▸ **EXERCISE REQUIREMENTS**
Set down the data below from its first line to the line holding "minimum width=191pt, minimum", inclusive; omit all pictures.

▸ **INFORMATION PROVIDED**
◇ ◇ ◇ ◇ ◇ ◇ ◇
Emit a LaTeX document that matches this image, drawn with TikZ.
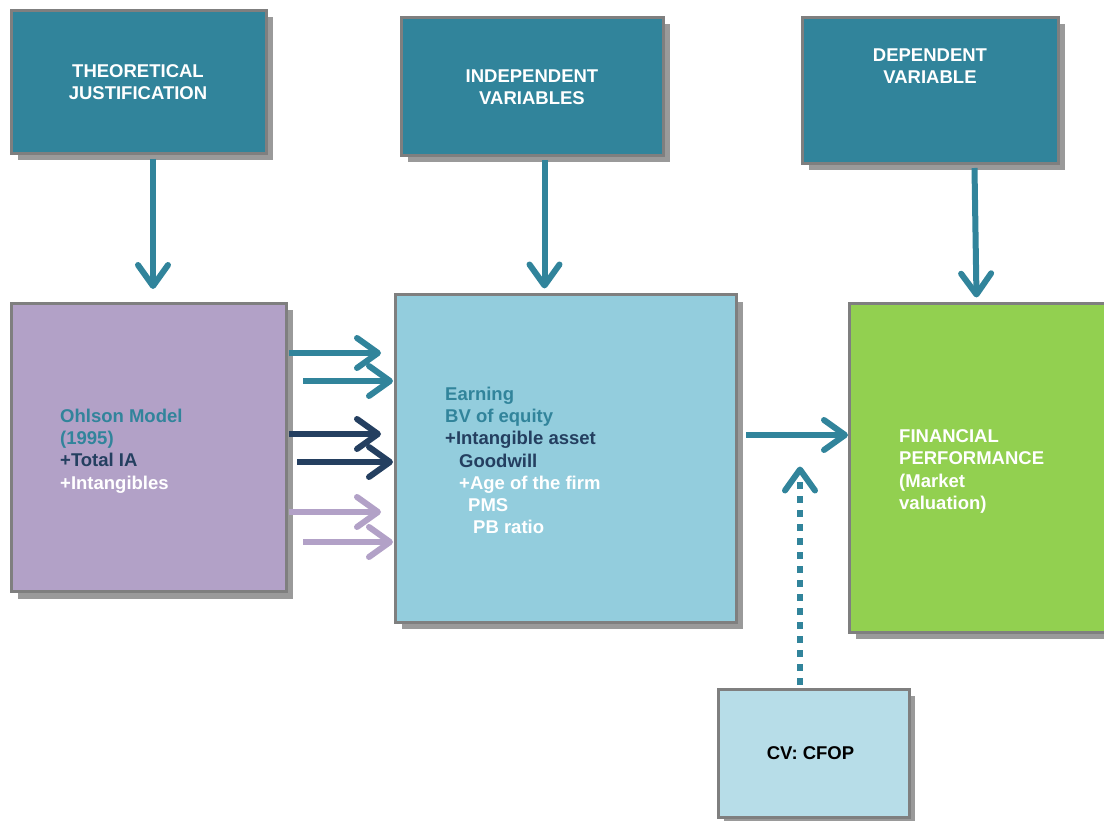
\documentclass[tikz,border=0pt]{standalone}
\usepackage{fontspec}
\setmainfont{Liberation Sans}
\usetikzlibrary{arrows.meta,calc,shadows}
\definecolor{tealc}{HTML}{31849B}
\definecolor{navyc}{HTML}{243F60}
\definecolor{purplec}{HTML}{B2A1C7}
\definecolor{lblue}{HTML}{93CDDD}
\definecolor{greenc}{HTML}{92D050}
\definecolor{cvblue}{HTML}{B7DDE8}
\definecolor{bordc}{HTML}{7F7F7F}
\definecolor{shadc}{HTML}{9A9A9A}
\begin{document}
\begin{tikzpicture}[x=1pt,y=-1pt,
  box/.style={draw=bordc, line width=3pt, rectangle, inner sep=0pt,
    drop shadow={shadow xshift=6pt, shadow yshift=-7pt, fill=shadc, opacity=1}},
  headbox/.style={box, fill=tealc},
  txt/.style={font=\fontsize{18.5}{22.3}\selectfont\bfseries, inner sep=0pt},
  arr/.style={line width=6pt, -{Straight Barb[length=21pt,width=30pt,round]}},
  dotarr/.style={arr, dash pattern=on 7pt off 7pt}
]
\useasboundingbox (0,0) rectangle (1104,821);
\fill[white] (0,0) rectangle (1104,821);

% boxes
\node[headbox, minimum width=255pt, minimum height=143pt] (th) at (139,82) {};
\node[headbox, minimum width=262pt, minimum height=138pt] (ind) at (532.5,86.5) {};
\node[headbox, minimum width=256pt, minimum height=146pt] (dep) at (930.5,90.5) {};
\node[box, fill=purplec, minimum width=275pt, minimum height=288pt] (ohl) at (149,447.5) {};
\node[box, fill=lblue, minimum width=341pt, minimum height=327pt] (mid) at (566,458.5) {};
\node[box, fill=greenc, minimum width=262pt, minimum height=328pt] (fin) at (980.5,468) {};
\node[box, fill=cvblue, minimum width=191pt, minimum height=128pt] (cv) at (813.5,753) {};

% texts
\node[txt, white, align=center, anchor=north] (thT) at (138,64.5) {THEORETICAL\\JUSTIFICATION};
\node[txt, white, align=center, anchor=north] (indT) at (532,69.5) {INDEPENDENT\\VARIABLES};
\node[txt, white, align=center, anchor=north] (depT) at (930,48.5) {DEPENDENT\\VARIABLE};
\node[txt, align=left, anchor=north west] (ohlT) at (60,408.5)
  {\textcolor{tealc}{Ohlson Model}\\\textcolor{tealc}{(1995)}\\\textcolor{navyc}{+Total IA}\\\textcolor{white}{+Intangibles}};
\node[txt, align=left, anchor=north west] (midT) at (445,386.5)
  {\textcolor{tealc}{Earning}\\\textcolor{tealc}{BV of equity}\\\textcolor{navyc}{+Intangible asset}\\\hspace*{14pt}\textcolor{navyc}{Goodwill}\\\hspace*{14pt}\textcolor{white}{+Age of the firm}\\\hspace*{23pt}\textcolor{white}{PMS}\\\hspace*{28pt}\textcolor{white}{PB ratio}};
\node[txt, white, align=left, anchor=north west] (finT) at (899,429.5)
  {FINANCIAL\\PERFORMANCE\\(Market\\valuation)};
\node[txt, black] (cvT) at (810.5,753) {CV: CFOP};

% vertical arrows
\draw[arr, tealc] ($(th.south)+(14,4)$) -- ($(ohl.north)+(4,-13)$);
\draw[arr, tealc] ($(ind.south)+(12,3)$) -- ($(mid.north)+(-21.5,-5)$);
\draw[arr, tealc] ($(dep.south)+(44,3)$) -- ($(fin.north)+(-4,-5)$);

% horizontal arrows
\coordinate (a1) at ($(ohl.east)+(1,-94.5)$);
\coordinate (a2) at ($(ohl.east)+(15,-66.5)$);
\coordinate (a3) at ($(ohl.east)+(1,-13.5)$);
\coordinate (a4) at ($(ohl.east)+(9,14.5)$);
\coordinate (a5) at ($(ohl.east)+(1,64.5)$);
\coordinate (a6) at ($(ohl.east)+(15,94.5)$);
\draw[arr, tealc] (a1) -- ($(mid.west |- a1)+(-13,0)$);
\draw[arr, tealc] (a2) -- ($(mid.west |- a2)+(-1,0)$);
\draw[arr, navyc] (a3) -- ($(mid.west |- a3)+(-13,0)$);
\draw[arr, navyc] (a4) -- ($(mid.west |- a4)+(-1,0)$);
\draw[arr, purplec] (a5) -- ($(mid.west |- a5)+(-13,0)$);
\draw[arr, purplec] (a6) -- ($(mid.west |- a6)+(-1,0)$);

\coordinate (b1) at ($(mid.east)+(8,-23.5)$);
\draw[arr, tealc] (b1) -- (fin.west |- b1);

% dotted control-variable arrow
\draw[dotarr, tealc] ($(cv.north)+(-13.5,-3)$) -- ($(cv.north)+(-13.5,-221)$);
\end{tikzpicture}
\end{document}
◇ ◇ ◇ ◇ ◇ ◇ ◇
▸ **OUTPUT**
Emit a LaTeX document that matches this image, drawn with TikZ.
\documentclass[tikz,border=0pt]{standalone}
\usepackage{fontspec}
\setmainfont{Liberation Sans}
\usetikzlibrary{arrows.meta,calc,shadows}
\definecolor{tealc}{HTML}{31849B}
\definecolor{navyc}{HTML}{243F60}
\definecolor{purplec}{HTML}{B2A1C7}
\definecolor{lblue}{HTML}{93CDDD}
\definecolor{greenc}{HTML}{92D050}
\definecolor{cvblue}{HTML}{B7DDE8}
\definecolor{bordc}{HTML}{7F7F7F}
\definecolor{shadc}{HTML}{9A9A9A}
\begin{document}
\begin{tikzpicture}[x=1pt,y=-1pt,
  box/.style={draw=bordc, line width=3pt, rectangle, inner sep=0pt,
    drop shadow={shadow xshift=6pt, shadow yshift=-7pt, fill=shadc, opacity=1}},
  headbox/.style={box, fill=tealc},
  txt/.style={font=\fontsize{18.5}{22.3}\selectfont\bfseries, inner sep=0pt},
  arr/.style={line width=6pt, -{Straight Barb[length=21pt,width=30pt,round]}},
  dotarr/.style={arr, dash pattern=on 7pt off 7pt}
]
\useasboundingbox (0,0) rectangle (1104,821);
\fill[white] (0,0) rectangle (1104,821);

% boxes
\node[headbox, minimum width=255pt, minimum height=143pt] (th) at (139,82) {};
\node[headbox, minimum width=262pt, minimum height=138pt] (ind) at (532.5,86.5) {};
\node[headbox, minimum width=256pt, minimum height=146pt] (dep) at (930.5,90.5) {};
\node[box, fill=purplec, minimum width=275pt, minimum height=288pt] (ohl) at (149,447.5) {};
\node[box, fill=lblue, minimum width=341pt, minimum height=327pt] (mid) at (566,458.5) {};
\node[box, fill=greenc, minimum width=262pt, minimum height=328pt] (fin) at (980.5,468) {};
\node[box, fill=cvblue, minimum width=191pt, minimum height=128pt] (cv) at (813.5,753) {};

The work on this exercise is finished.